Computing the confidence intervals and running the hypothesis tests.
title 'Confidence intervals and hypothesis test';
/* 95% confidence intervals
* Hypothesis test:
* Ho: There is no statistically significant difference between the correct scores of the two groups
* Ha: There is a statistically significant difference between the correct scores of the two groups
*/
proc ttest data=grammar_esl_us_uk sides=2 h0=0 plots(only)=(summaryPlot );
class currcountry;
var correct;
run;
We see in the second table that the $95\%$ confidence interval of the difference is $(-0.00149,\ 0.00252)$. Since the interval crosses $0$, we know that the difference in average scores between the two groups (USA and UK) will not be significant. The third table, the t-test, corroborates: if there is no difference in average scores between the 2 groups, i.e., if the null hypothesis is true, then the probability of seeing data as extreme or more as the one we have is 61.4%, which is very high, so we cannot reject the null hypothesis that there is no significant difference in scoring between the two groups.
We can verify the confidence interval calculation using the numbers from the first table. The confidence interval of the difference in average scores between the two groups is:
$$ 95\%\ CI = (\bar{x}_{UK}-\bar{x}_{USA}) \pm 1.96\cdot SE_{(\bar{x}_{UK} - \bar{x}_{USA})} = (\bar{x}_{UK}-\bar{x}_{USA}) \pm 1.96\cdot \sqrt{\frac{s^2_{UK}}{n_{UK}} + \frac{s^2_{USA}}{n_{USA}}} $$where $\bar{x}_{UK}$ and $\bar{x}_{USA}$ are the means of the two groups, UK and USA; $SE_{(\bar{x}_{UK} - \bar{x}_{USA})}$ is the pooled standard error, which can be computed using $s_{UK}$, $n_{UK}$, $s_{USA}$, and $n_{USA}$, which are the standard deviations and sizes of the two samples.
Looking at the first table above, we have $\bar{x}_{UK}=0.9255$ and $\bar{x}_{USA}=0.9250$; $s_{UK}=0.0592$, $n_{UK}=6873$, $s_{USA}=0.0563$, and $n_{USA}=5997$, which gives a pooled standard error of $SE_{(\bar{x}_{UK} - \bar{x}_{USA})}=1.01905E-3$, and so the confidence interval is:
$$ 95\% \ CI = (0.9255-0.9250)\pm 1.96\cdot 1.01905E-3 = 5E-4 \pm 1.99734E-3 = (-1.4973E-3,\ 2.49734E-3) $$which is basicaly the same computed in the second table above (pooled method).

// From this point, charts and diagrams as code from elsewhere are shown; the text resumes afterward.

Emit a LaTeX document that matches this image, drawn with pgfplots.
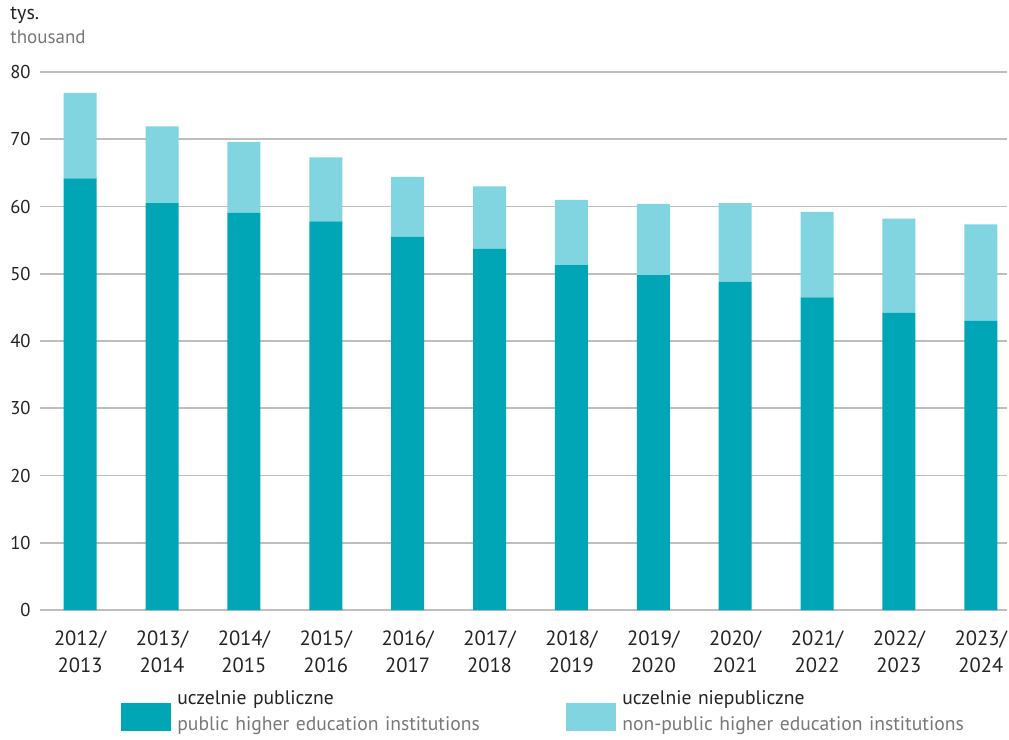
\documentclass[border=0pt]{standalone}
\usepackage{pgfplots}
\pgfplotsset{compat=1.18}
\usepackage{fontspec}
\setmainfont{PT Sans}
\definecolor{pub}{RGB}{0,166,181}
\definecolor{npub}{RGB}{128,213,224}
\definecolor{txt}{RGB}{35,35,35}
\definecolor{sub}{RGB}{120,120,120}
\definecolor{gridc}{RGB}{190,190,190}
\begin{document}
\begin{tikzpicture}
\useasboundingbox (0,0) rectangle (504.5pt,-370pt);
\node[anchor=base west, inner sep=0pt, font=\fontsize{10pt}{12pt}\selectfont, text=txt] at (5pt,-9.5pt) {tys.};
\node[anchor=base west, inner sep=0pt, font=\fontsize{9.5pt}{12pt}\selectfont, text=sub] at (5pt,-21.5pt) {thousand};
\begin{axis}[
  at={(20pt,-305pt)}, anchor=south west,
  scale only axis, width=483.5pt, height=269pt,
  ybar stacked, bar width=16.5pt,
  xmin=-0.49, xmax=11.32, ymin=0, ymax=80,
  ytick={0,10,...,80},
  xtick={0,...,11},
  xticklabels={{2012/\\2013},{2013/\\2014},{2014/\\2015},{2015/\\2016},{2016/\\2017},{2017/\\2018},{2018/\\2019},{2019/\\2020},{2020/\\2021},{2021/\\2022},{2022/\\2023},{2023/\\2024}},
  axis lines=left,
  y axis line style={draw=none},
  x axis line style={draw=gridc, line width=0.8pt, -},
  major tick length=0pt,
  ymajorgrids, grid style={gridc, line width=0.8pt},
  /pgf/number format/assume math mode=true,
  yticklabel style={font=\fontsize{9.3pt}{11pt}\selectfont, text=txt, inner sep=0pt, anchor=east, xshift=-4.5pt},
  xticklabel style={font=\fontsize{10.3pt}{13.5pt}\selectfont, text=txt, align=center, inner sep=0pt, anchor=north, yshift=-10pt},
  legend columns=2,
  legend cell align=left,
  legend style={at={(0.0775,-0.1415)}, anchor=north west, draw=none, fill=none,
    font=\fontsize{9.8pt}{13pt}\selectfont, text=txt,
    /tikz/every odd column/.append style={column sep=3pt},
    /tikz/every even column/.append style={column sep=4.5pt},
    nodes={text width=190pt, align=left, inner sep=0pt}},
  legend image code/.code={\fill[#1] (0pt,-16pt) rectangle (25pt,-2pt);},
]
\addplot[fill=pub, draw=none] coordinates {
(0,64.2) (1,60.5) (2,59.1) (3,57.8) (4,55.5) (5,53.7) (6,51.3) (7,49.8) (8,48.8) (9,46.5) (10,44.2) (11,43.0)};
\addlegendentry{uczelnie publiczne\\{\color{sub}public higher education institutions}}
\addplot[fill=npub, draw=none] coordinates {
(0,12.7) (1,11.4) (2,10.5) (3,9.5) (4,8.9) (5,9.3) (6,9.7) (7,10.6) (8,11.7) (9,12.7) (10,14.0) (11,14.35)};
\addlegendentry{uczelnie niepubliczne\\{\color{sub}non-public higher education institutions}}
\end{axis}
\end{tikzpicture}
\end{document}
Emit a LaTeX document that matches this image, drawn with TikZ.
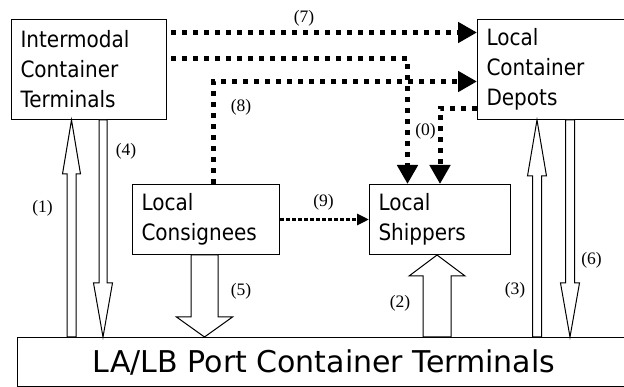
\documentclass[tikz,border=0pt]{standalone}
\usepackage{fontspec}
\setmainfont{DejaVu Sans}
\newfontfamily\boxfont{DejaVu Sans}[FakeStretch=0.89]
\newfontfamily\numfont{Liberation Serif}
\usepackage{tikz}
\usetikzlibrary{positioning, arrows.meta, calc}

\tikzstyle{box}=[%
      rectangle, draw=black, line width=1pt, fill=none,
      align=left, inner xsep=9pt, inner ysep=0pt, minimum height=100pt,
      font=\boxfont\fontsize{22.5}{30}\selectfont
]
\tikzstyle{port}=[%
      rectangle, draw=black, line width=1pt, fill=none, anchor=north west,
      minimum width=613pt, minimum height=49pt, inner sep=0pt,
      font=\fontsize{30}{30}\selectfont
]
\tikzstyle{num}=[%
      inner sep=0pt, font=\numfont\fontsize{17.5}{17.5}\selectfont
]
\tikzstyle{flow}=[%
      line width=5pt, dash pattern=on 5pt off 6pt,
      -{Triangle[length=19pt,width=20pt]}
]
\tikzstyle{flowthin}=[%
      line width=3pt, dash pattern=on 3.5pt off 2.5pt,
      -{Triangle[length=12pt,width=11pt]}
]
\tikzset{fat/.style n args={3}{%
      draw=black, fill=white, line width=1pt, line join=miter,
      to path={
        ($(\tikztostart)!#1!90:(\tikztotarget)$)
        -- ($($(\tikztotarget)!#3!(\tikztostart)$)!#1!90:(\tikztotarget)$)
        -- ($($(\tikztotarget)!#3!(\tikztostart)$)!#2!90:(\tikztotarget)$)
        -- (\tikztotarget)
        -- ($($(\tikztotarget)!#3!(\tikztostart)$)!#2!-90:(\tikztotarget)$)
        -- ($($(\tikztotarget)!#3!(\tikztostart)$)!#1!-90:(\tikztotarget)$)
        -- ($(\tikztostart)!#1!-90:(\tikztotarget)$) -- cycle
      }}}

\begin{document}
\begin{tikzpicture}[x=1pt, y=-1pt]
    \useasboundingbox (0,0) rectangle (624,387);

    \node[box, anchor=north west, text width=137pt] (ict) at (11,19)
        {Intermodal\\Container\\Terminals};
    \node[box, text width=135pt, right=310pt of ict] (lcd)
        {Local\\Container\\Depots};
    \node[box, anchor=north west, text width=129pt, minimum height=70pt] (lc) at (132,184)
        {Local\\Consignees};
    \node[box, text width=123pt, minimum height=70pt, right=89pt of lc] (ls)
        {Local\\Shippers};
    \node[port] (lb) at (17,337) {LA/LB Port Container Terminals};

    % hollow flows
    \draw[fat={4.5pt}{9pt}{54pt}] (71.5,0 |- lb.north) to (71.5,0 |- ict.south);
    \draw[fat={4pt}{9.5pt}{54pt}] (103,0 |- ict.south) to (103,0 |- lb.north);
    \draw[fat={13.5pt}{28pt}{20pt}] (204.5,0 |- lc.south) to (204.5,0 |- lb.north);
    \draw[fat={14pt}{28pt}{21pt}] (437,0 |- lb.north) to (437,0 |- ls.south);
    \draw[fat={4.5pt}{9.5pt}{56pt}] (537,0 |- lb.north) to (537,0 |- lcd.south);
    \draw[fat={4.5pt}{9.5pt}{54pt}] (570,0 |- lcd.south) to (570,0 |- lb.north);

    % dotted flows
    \draw[flow] ([xshift=4pt,yshift=37pt]ict.east) -- ([yshift=37pt]lcd.west);
    \draw[flow] ([xshift=4pt,yshift=11pt]ict.east) -| ([xshift=-32.5pt]ls.north);
    \draw[flow] ([xshift=7.5pt]lc.north) |- ([yshift=-12pt]lcd.west);
    \draw[flow] ([yshift=-39pt]lcd.west) -| (ls.north);
    \draw[flowthin] (lc.east) -- (ls.west);

    \node[num] (n0) at (425.5,131.5) {(0)};
    \node[num] (n1) at (42.5,208) {(1)};
    \node[num] (n2) at (400,303.5) {(2)};
    \node[num] (n3) at (515,290) {(3)};
    \node[num] (n4) at (126,151) {(4)};
    \node[num] (n5) at (241,291) {(5)};
    \node[num] (n6) at (591.5,260) {(6)};
    \node[num] (n7) at (304,18) {(7)};
    \node[num] (n8) at (241,107) {(8)};
    \node[num] (n9) at (323.5,202) {(9)};
\end{tikzpicture}
\end{document}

I found these results to mostly hold when comparing with other English-speaking countries like Canada, New Zealand, and Australia. That is to say, in some cases there was a statistically significant difference but not a practically significant one. For example, here is the comparison to Canada:
proc sql;
create table grammar_esl_us_canada as
select currcountry, correct
from work.grammar_esl
where currcountry = "United States" or currcountry = "Canada";
quit;
ods select ConfLimits Statistics Ttests;
proc ttest data=grammar_esl_us_canada sides=2 h0=0 ;
class currcountry;
var correct;
run;
We can see in the second table that we would be $95\%$ confident that the true difference in scores between Canadian and American learners is between $0.83\%$ and $1.23\%$, favoring the USA, but it would be hard to argue that it is a pragmatic one. Comparisons with other countries yielded similar results.